Documentation of package versions also proved to be a serious issue. The census relied heavily on data provided by survey respondents. In quite a few cases, the respondent named a package version that was far beyond the most recent version in the official repository. After some investigation, it was determined that this is often due to companies performing their own internal updates and not sharing them outside of the organization.
From a security perspective, perhaps the biggest finding was that a relative handful of developers are responsible for over 4/5ths of the code in the top 50 projects of each list. 136 developers were responsible for a little over 80% of all of this code, 23% of projects had one developer responsible for over 80% of that project’s code, and 94% of projects had fewer than ten developers contributing more than 90% of the code.
Individual developer security is also a potentially underlooked issue, given that many of the packages that made the assorted top 500 lists are hosted by accounts of this type. These accounts tend to have less in the way of security protecting them than organizational accounts do. The report notes that account takeovers on GitHub and other sites have been increasing as of late, usually for the purpose of installing backdoors in the project. Developers can also simply “go rogue” for any number of reasons and unexpectedly pull access to their code or even intentionally corrupt it, as happened recently with the “colors.js” and “faker.js” libraries.

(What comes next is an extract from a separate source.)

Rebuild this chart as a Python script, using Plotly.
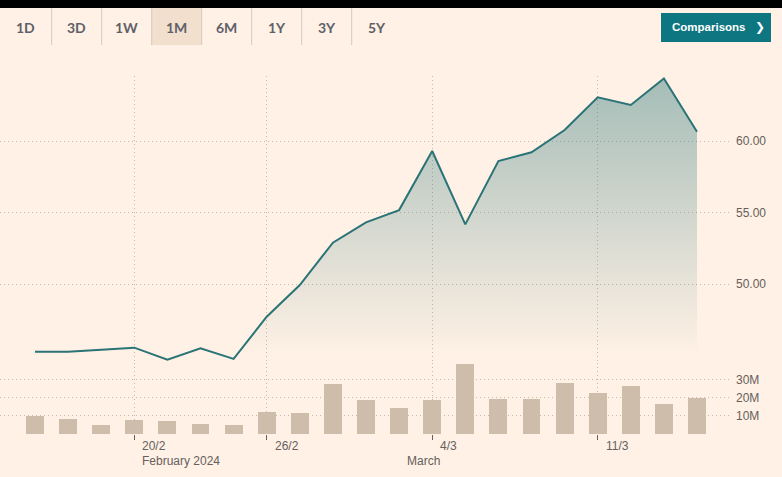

The study notes that government involvement might assist with the situation. For example, the EU established a FOSS strategy in 2014 (which was renewed in 2020), but very few other nations have made efforts of this nature in the open source software space. The United States has slowly built a campaign for a “Software Bill of Materials” that would require the components of open source software in use in government systems be cataloged and up to date. A push for such a measure began in 2014, but did not begin to become a federal requirement until a Biden administration executive order last year tasked the National Institutes of Standards and Technology with the development of minimum elements.